# STATED PROBLEM
Only the lines from the one containing "Emit a Python" through the one containing "18, 17, 14]" should be duplicated, exactly as they appear. Pictures are to be left out.

** START EXTRACTED MATERIAL **

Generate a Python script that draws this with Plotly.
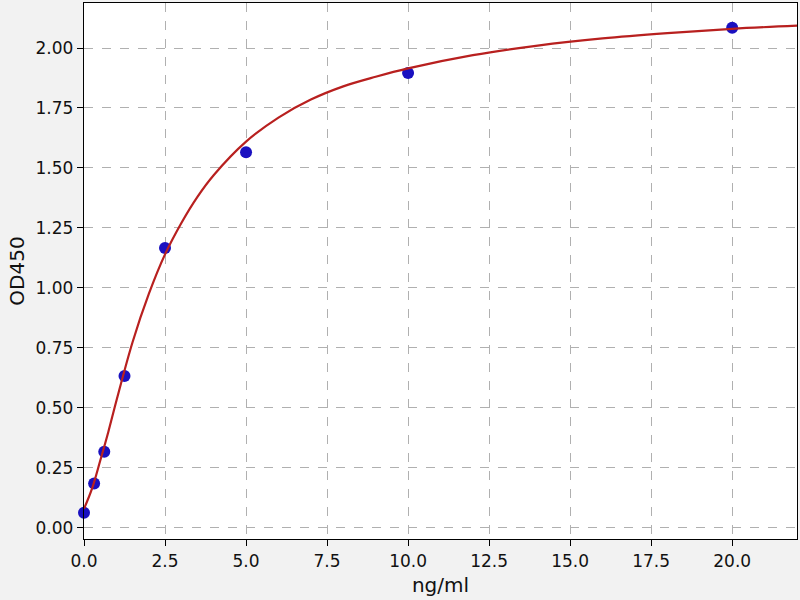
import plotly.graph_objects as go

# Standard points
conc = [0, 0.3125, 0.625, 1.25, 2.5, 5, 10, 20]
od = [0.063, 0.185, 0.318, 0.633, 1.167, 1.566, 1.896, 2.084]

# Fitted curve
curve_x = [0, 0.25, 0.5, 0.75, 1.0, 1.5, 2.0, 2.5, 3.0, 3.5, 4.0, 5.0, 6.0, 7.0,
           8.0, 9.0, 10.0, 12.0, 14.0, 16.0, 18.0, 20.0, 22.0]
curve_y = [0.08, 0.165, 0.28, 0.40, 0.53, 0.775, 0.975, 1.14, 1.27, 1.38, 1.47,
           1.61, 1.71, 1.785, 1.84, 1.88, 1.915, 1.97, 2.01, 2.04, 2.062,
           2.08, 2.093]

x_ticks = [0, 2.5, 5, 7.5, 10, 12.5, 15, 17.5, 20]
x_tick_labels = ["0.0", "2.5", "5.0", "7.5", "10.0", "12.5", "15.0", "17.5", "20.0"]
y_ticks = [0, 0.25, 0.5, 0.75, 1.0, 1.25, 1.5, 1.75, 2.0]
y_tick_labels = ["0.00", "0.25", "0.50", "0.75", "1.00", "1.25", "1.50", "1.75", "2.00"]

fig = go.Figure()
fig.add_trace(go.Scatter(x=conc, y=od, mode="markers",
                         marker=dict(color="#1a10c0", size=12, line=dict(width=0)),
                         showlegend=False, cliponaxis=False))
fig.add_trace(go.Scatter(x=curve_x, y=curve_y, mode="lines",
                         line=dict(color="#b8201f", width=2.2, shape="spline"),
                         showlegend=False))

axis_common = dict(
    showline=True, linecolor="black", linewidth=1.4, mirror=True,
    ticks="outside", ticklen=6, tickcolor="black", tickwidth=1.4,
    showgrid=True, gridcolor="#b0b0b0", griddash="dash", gridwidth=1.2,
    zeroline=False, automargin=False,
    tickfont=dict(family="DejaVu Sans", size=17, color="#111"),
)

fig.update_layout(
    width=800, height=600,
    paper_bgcolor="#f2f2f2", plot_bgcolor="white",
    margin=dict(l=84, r=3, t=3, b=61),
    font=dict(family="DejaVu Sans", size=17, color="#111"),
    xaxis=dict(range=[0, 22], tickvals=x_ticks, ticktext=x_tick_labels,
               title=dict(text="ng/ml", standoff=8), **axis_common),
    yaxis=dict(range=[-0.046, 2.1875], tickvals=y_ticks, ticktext=y_tick_labels,
               title=dict(text="OD450", standoff=5), **axis_common),
)

fig.write_html("out.html", config={"displayModeBar": False},
               post_script="document.body.style.margin='0px';document.body.style.background='#f2f2f2';")
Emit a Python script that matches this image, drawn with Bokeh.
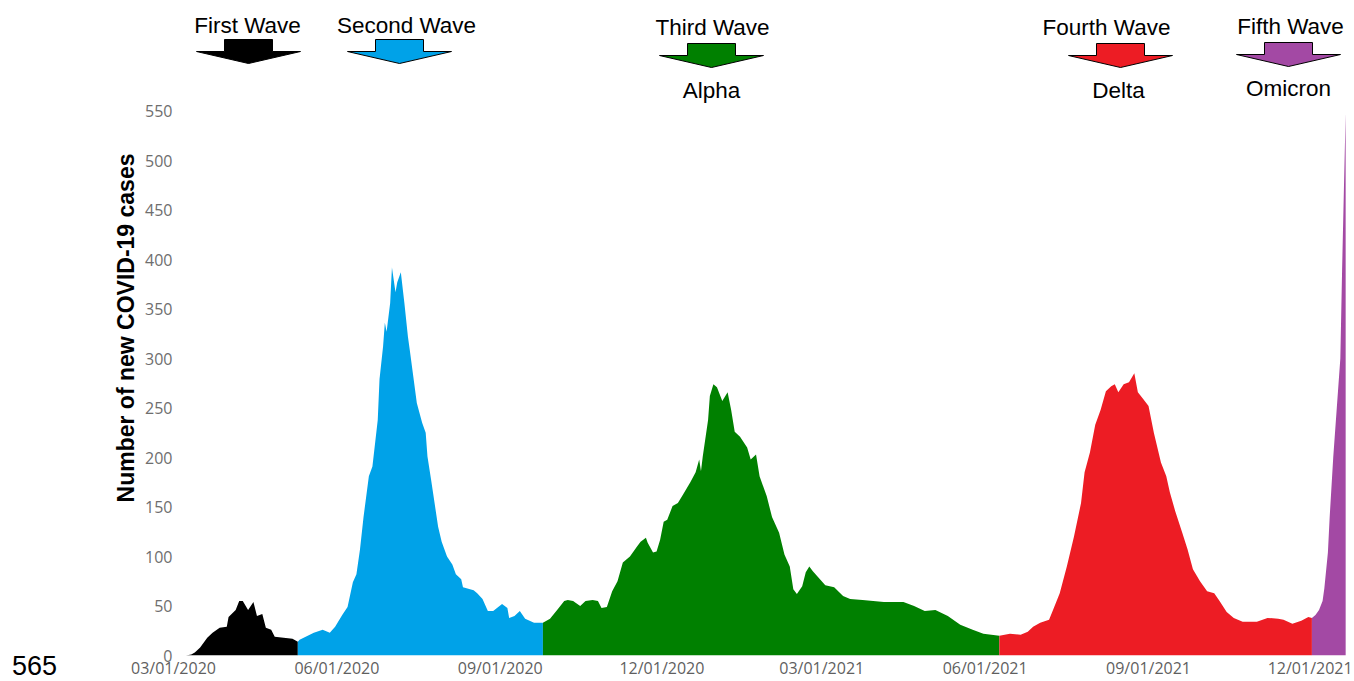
import pandas as pd
from bokeh.plotting import figure
from bokeh.layouts import row
from bokeh.models import Range1d, FixedTicker, DatetimeTickFormatter, ColumnDataSource, Div
from bokeh.core.properties import value
from bokeh.embed import file_html
from bokeh.resources import INLINE

# ---------------- data ----------------
DAY0 = "2020-03-01"   # day offsets below are counted from this date

first_days = [7, 10, 12, 15, 19, 22, 26, 30, 31, 35, 37, 39, 42, 45, 47, 50, 52, 55, 57, 62, 67, 70]
first_cases = [0, 1, 3, 8, 18, 23, 28, 29, 39, 46, 55, 55, 46, 54, 40, 42, 28, 26, 19, 18, 17, 14]

second_days = [70, 71, 79, 84, 88, 91, 95, 98, 101, 103, 105, 107, 110, 112, 115, 116, 118, 119, 120, 122,
               123, 125, 126, 128, 130, 132, 133, 135, 137, 140, 142, 143, 145, 147, 149, 151, 154, 157, 159, 162,
               163, 169, 171, 174, 177, 180, 185, 188, 189, 192, 195, 198, 203, 208]
second_cases = [14, 16, 23, 26, 23, 29, 41, 49, 74, 82, 107, 140, 181, 191, 238, 279, 312, 336, 327, 356,
                392, 367, 377, 387, 356, 322, 309, 282, 255, 235, 225, 201, 178, 154, 130, 115, 100, 92, 82, 77,
                69, 66, 63, 57, 45, 45, 52, 48, 38, 40, 45, 37, 33, 33]

third_days = [208, 212, 216, 220, 222, 225, 229, 232, 236, 239, 241, 244, 247, 250, 253, 257, 261, 263, 266, 267,
              270, 272, 274, 276, 278, 281, 284, 287, 291, 294, 296, 297, 298, 301, 302, 304, 306, 309, 312, 314,
              316, 319, 323, 325, 328, 330, 334, 337, 341, 344, 347, 349, 351, 354, 356, 358, 360, 364, 367, 372,
              377, 381, 388, 394, 400, 405, 411, 417, 423, 429, 436, 443, 450, 456, 465]
third_cases = [33, 37, 46, 55, 56, 55, 50, 55, 56, 55, 48, 49, 65, 75, 94, 100, 110, 115, 119, 114,
               104, 105, 117, 135, 137, 151, 154, 163, 175, 185, 198, 186, 201, 238, 262, 274, 271, 257, 266, 248,
               226, 221, 210, 198, 203, 181, 161, 140, 124, 102, 90, 67, 62, 70, 84, 90, 85, 77, 71, 69,
               60, 57, 56, 55, 54, 54, 54, 50, 45, 46, 40, 31, 26, 22, 20]

fourth_days = [465, 471, 477, 481, 484, 488, 493, 495, 499, 503, 507, 511, 513, 516, 519, 522, 525, 528, 530, 532,
               535, 538, 541, 543, 546, 549, 552, 556, 559, 561, 564, 568, 571, 574, 578, 582, 586, 589, 593, 597,
               602, 610, 616, 622, 625, 630, 635, 639, 641]
fourth_cases = [20, 22, 21, 24, 29, 33, 36, 45, 63, 90, 120, 154, 185, 205, 233, 248, 267, 272, 274, 266,
                274, 276, 285, 266, 259, 252, 225, 195, 181, 165, 146, 124, 107, 87, 75, 65, 63, 55, 44, 38,
                34, 34, 38, 37, 36, 32, 35, 39, 38]

fifth_days = [641, 643, 645, 647, 648, 650, 651, 653, 655, 657, 658, 659, 660]
fifth_cases = [38, 41, 46, 55, 68, 104, 140, 200, 250, 300, 390, 470, 548]

wave_names = ["First Wave", "Second Wave", "Third Wave", "Fourth Wave", "Fifth Wave"]
variant_names = ["", "", "Alpha", "Delta", "Omicron"]
wave_colors = ["#000000", "#00a2e8", "#008000", "#ed1c24", "#a349a4"]

x_tick_dates = ["2020-03-01", "2020-06-01", "2020-09-01", "2020-12-01",
                "2021-03-01", "2021-06-01", "2021-09-01", "2021-12-01"]
y_ticks = [0, 50, 100, 150, 200, 250, 300, 350, 400, 450, 500, 550]
y_title = "Number of new COVID-19 cases"
corner_note = "565"

# ---------------- layout (page pixels) ----------------
PAGE_W, PAGE_H = 1354, 681
LEFT_W = 62                      # small side column holding the corner note
MAIN_W = PAGE_W - LEFT_W
F_LEFT, F_RIGHT, F_TOP, F_BOTTOM = 173, 1348, 0, 655   # plot frame in page px
PX_PER_DAY = 1.776
PX_PER_CASE = 0.99
Y_TOP = (F_BOTTOM - F_TOP) / PX_PER_CASE

t0 = pd.Timestamp(DAY0)


def ms(ts):
    return ts.value / 1e6


def day_ms(d):
    return ms(t0 + pd.Timedelta(days=d))


def px_x(page_x):          # page pixel -> datetime ms (annotation placement)
    return day_ms((page_x - F_LEFT) / PX_PER_DAY)


def px_y(page_y):          # page pixel -> case units (annotation placement)
    return (F_BOTTOM - page_y) / PX_PER_CASE


x_start = day_ms(0)
x_end = day_ms((F_RIGHT - F_LEFT) / PX_PER_DAY)

p = figure(width=MAIN_W, height=PAGE_H, output_backend="svg", toolbar_location=None,
           x_axis_type="datetime",
           x_range=Range1d(x_start, x_end), y_range=Range1d(0, Y_TOP),
           min_border_left=F_LEFT - LEFT_W, min_border_right=PAGE_W - F_RIGHT,
           min_border_top=F_TOP, min_border_bottom=PAGE_H - F_BOTTOM)
p.margin = 0
p.outline_line_color = None
p.xgrid.grid_line_color = None
p.ygrid.grid_line_color = None
p.background_fill_color = "white"
p.border_fill_color = "white"

series = [(first_days, first_cases), (second_days, second_cases), (third_days, third_cases),
          (fourth_days, fourth_cases), (fifth_days, fifth_cases)]
for (days, cases), col in zip(series, wave_colors):
    src = ColumnDataSource(dict(x=[day_ms(d) for d in days], y=cases))
    p.varea(x="x", y1=0, y2="y", source=src, fill_color=col)

# axes
xa = p.xaxis[0]
xa.ticker = FixedTicker(ticks=[ms(pd.Timestamp(d)) for d in x_tick_dates])
fmt = "%m/%d/%Y"
xa.formatter = DatetimeTickFormatter(days=fmt, months=fmt, years=fmt, hours=fmt, minutes=fmt)
xa.axis_line_color = None
xa.major_tick_line_color = None
xa.minor_tick_line_color = None
xa.major_tick_out = 0
xa.major_tick_in = 0
xa.minor_tick_out = 0
xa.minor_tick_in = 0
xa.major_label_text_font = "Open Sans"
xa.major_label_text_font_size = "16px"
xa.major_label_text_color = "#5f5f5f"
xa.major_label_standoff = 1

ya = p.yaxis[0]
ya.ticker = FixedTicker(ticks=y_ticks)
ya.axis_line_color = None
ya.major_tick_line_color = None
ya.minor_tick_line_color = None
ya.major_tick_out = 0
ya.major_tick_in = 0
ya.minor_tick_out = 0
ya.minor_tick_in = 0
ya.major_label_text_font = "Open Sans"
ya.major_label_text_font_size = "16px"
ya.major_label_text_color = "#6e6e6e"
ya.major_label_standoff = 1
ya.axis_label = y_title
ya.axis_label_text_font = "Liberation Sans"
ya.axis_label_text_font_style = "bold"
ya.axis_label_text_font_size = "23px"
ya.axis_label_text_color = "#000000"
ya.axis_label_standoff = 3

# ---------------- wave annotations (page px) ----------------
title_pos = [(247, 25), (406, 25), (712, 27), (1106, 27), (1290, 26)]
arrow_pos = [(248, 39), (399, 39), (711, 43), (1120, 43), (1288, 42)]
variant_pos = [None, None, (711, 90), (1118, 90), (1288, 88)]

tx, ty, tt = [], [], []
for name, (x, y) in zip(wave_names, title_pos):
    tx.append(px_x(x)); ty.append(px_y(y)); tt.append(name)
for name, pos in zip(variant_names, variant_pos):
    if pos:
        tx.append(px_x(pos[0])); ty.append(px_y(pos[1])); tt.append(name)
p.text(x=tx, y=ty, text=tt, text_font=value("Liberation Sans"), text_font_size="22.5px",
       text_align="center", text_baseline="middle", text_color="#000000")

axs, ays = [], []
for (cx, top) in arrow_pos:
    shape = [(-24, 0), (24, 0), (24, 12), (52, 12), (0, 24), (-52, 12), (-24, 12)]
    axs.append([px_x(cx + dx) for dx, dy in shape])
    ays.append([px_y(top + dy) for dx, dy in shape])
p.patches(xs=axs, ys=ays, fill_color=wave_colors, line_color="#000000", line_width=1)

# ---------------- side column with the corner note ----------------
note = Div(text=('<div style="position:absolute; left:12px; top:654px; font-family:\'Liberation Sans\';'
                 ' font-size:27px; line-height:24px; color:#000;">' + corner_note + '</div>'),
           width=LEFT_W, height=PAGE_H, margin=0)

layout = row(note, p, spacing=0)
open("out.html", "w").write(file_html(layout, INLINE))
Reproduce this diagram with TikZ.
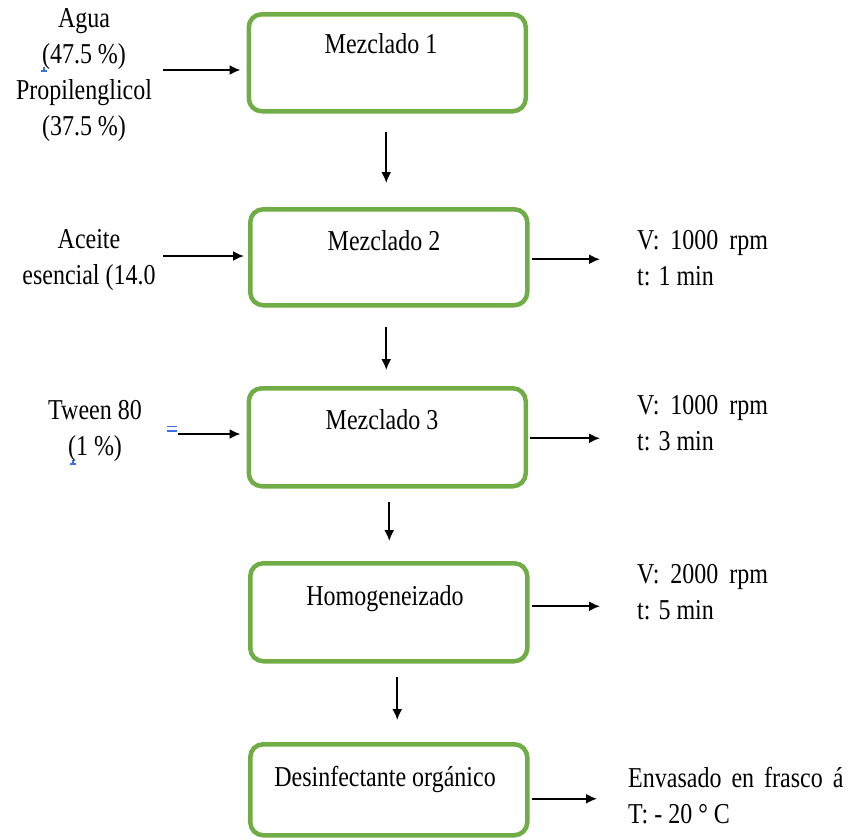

** END EXTRACTED MATERIAL **

# ANSWER TO THIS PROBLEM
Emit a Python script that matches this image, drawn with Bokeh.
import pandas as pd
from bokeh.plotting import figure
from bokeh.layouts import row
from bokeh.models import Range1d, FixedTicker, DatetimeTickFormatter, ColumnDataSource, Div
from bokeh.core.properties import value
from bokeh.embed import file_html
from bokeh.resources import INLINE

# ---------------- data ----------------
DAY0 = "2020-03-01"   # day offsets below are counted from this date

first_days = [7, 10, 12, 15, 19, 22, 26, 30, 31, 35, 37, 39, 42, 45, 47, 50, 52, 55, 57, 62, 67, 70]
first_cases = [0, 1, 3, 8, 18, 23, 28, 29, 39, 46, 55, 55, 46, 54, 40, 42, 28, 26, 19, 18, 17, 14]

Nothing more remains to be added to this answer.